**Written task:** In the listing that follows, retype every line from the first through the one containing "import * as". Pictures are to be left out.

**Data excerpt:**
▬▬▬▬▬▬
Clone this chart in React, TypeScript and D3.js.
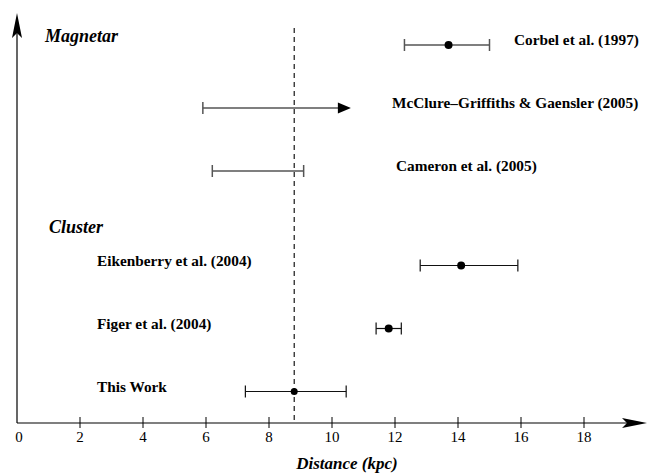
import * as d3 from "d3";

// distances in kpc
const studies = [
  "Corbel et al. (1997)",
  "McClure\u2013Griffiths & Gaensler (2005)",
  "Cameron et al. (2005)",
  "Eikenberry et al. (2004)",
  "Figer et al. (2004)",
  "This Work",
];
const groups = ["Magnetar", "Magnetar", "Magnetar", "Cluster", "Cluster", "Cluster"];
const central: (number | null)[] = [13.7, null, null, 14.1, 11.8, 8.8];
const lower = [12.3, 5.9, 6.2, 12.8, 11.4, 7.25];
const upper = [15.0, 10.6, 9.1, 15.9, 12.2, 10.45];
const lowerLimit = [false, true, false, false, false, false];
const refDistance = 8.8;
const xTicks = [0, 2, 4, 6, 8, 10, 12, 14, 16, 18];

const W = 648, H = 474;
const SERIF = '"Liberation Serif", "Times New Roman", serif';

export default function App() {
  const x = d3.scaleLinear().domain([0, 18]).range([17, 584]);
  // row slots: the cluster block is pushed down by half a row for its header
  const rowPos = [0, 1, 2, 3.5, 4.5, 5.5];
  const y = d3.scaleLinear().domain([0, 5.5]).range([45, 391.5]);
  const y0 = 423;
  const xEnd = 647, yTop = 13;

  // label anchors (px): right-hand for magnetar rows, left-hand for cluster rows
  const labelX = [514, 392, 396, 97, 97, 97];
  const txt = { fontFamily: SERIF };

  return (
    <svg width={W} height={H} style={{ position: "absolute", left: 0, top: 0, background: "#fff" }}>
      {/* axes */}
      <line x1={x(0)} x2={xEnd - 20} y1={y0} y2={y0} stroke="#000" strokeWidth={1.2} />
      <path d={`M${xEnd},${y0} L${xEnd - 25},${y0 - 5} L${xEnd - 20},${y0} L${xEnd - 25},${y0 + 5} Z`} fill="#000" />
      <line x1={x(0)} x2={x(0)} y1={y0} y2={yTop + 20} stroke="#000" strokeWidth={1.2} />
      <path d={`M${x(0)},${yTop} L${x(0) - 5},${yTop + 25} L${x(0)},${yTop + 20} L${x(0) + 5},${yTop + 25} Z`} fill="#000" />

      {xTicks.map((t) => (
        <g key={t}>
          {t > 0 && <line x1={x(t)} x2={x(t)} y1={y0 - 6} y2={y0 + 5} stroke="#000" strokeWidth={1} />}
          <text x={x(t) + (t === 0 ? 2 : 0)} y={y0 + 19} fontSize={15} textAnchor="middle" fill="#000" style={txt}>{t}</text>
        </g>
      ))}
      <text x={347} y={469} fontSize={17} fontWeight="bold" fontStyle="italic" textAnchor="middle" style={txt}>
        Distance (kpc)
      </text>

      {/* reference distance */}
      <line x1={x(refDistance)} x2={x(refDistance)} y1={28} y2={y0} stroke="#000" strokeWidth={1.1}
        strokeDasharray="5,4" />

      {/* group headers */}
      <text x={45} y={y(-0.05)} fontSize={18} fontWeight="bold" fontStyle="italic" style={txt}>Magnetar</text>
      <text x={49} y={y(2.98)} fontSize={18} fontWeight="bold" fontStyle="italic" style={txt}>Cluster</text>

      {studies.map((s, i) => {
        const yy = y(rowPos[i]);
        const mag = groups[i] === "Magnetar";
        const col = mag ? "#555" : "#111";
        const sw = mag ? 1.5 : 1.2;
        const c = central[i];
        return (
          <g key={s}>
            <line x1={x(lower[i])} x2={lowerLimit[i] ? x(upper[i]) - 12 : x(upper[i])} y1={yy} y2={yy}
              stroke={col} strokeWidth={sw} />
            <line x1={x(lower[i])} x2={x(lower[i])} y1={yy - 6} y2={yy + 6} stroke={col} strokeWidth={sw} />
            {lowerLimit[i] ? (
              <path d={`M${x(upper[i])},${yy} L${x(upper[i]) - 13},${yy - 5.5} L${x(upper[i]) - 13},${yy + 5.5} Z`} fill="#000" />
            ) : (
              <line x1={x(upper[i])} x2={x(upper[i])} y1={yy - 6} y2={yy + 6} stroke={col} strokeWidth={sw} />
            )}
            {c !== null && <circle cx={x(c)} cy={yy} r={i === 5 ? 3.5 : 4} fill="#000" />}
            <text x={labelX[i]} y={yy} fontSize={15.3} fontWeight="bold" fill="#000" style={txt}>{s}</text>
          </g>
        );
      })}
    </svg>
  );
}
▬▬▬▬▬▬
**Solution:**
Clone this chart in React, TypeScript and D3.js.
import * as d3 from "d3";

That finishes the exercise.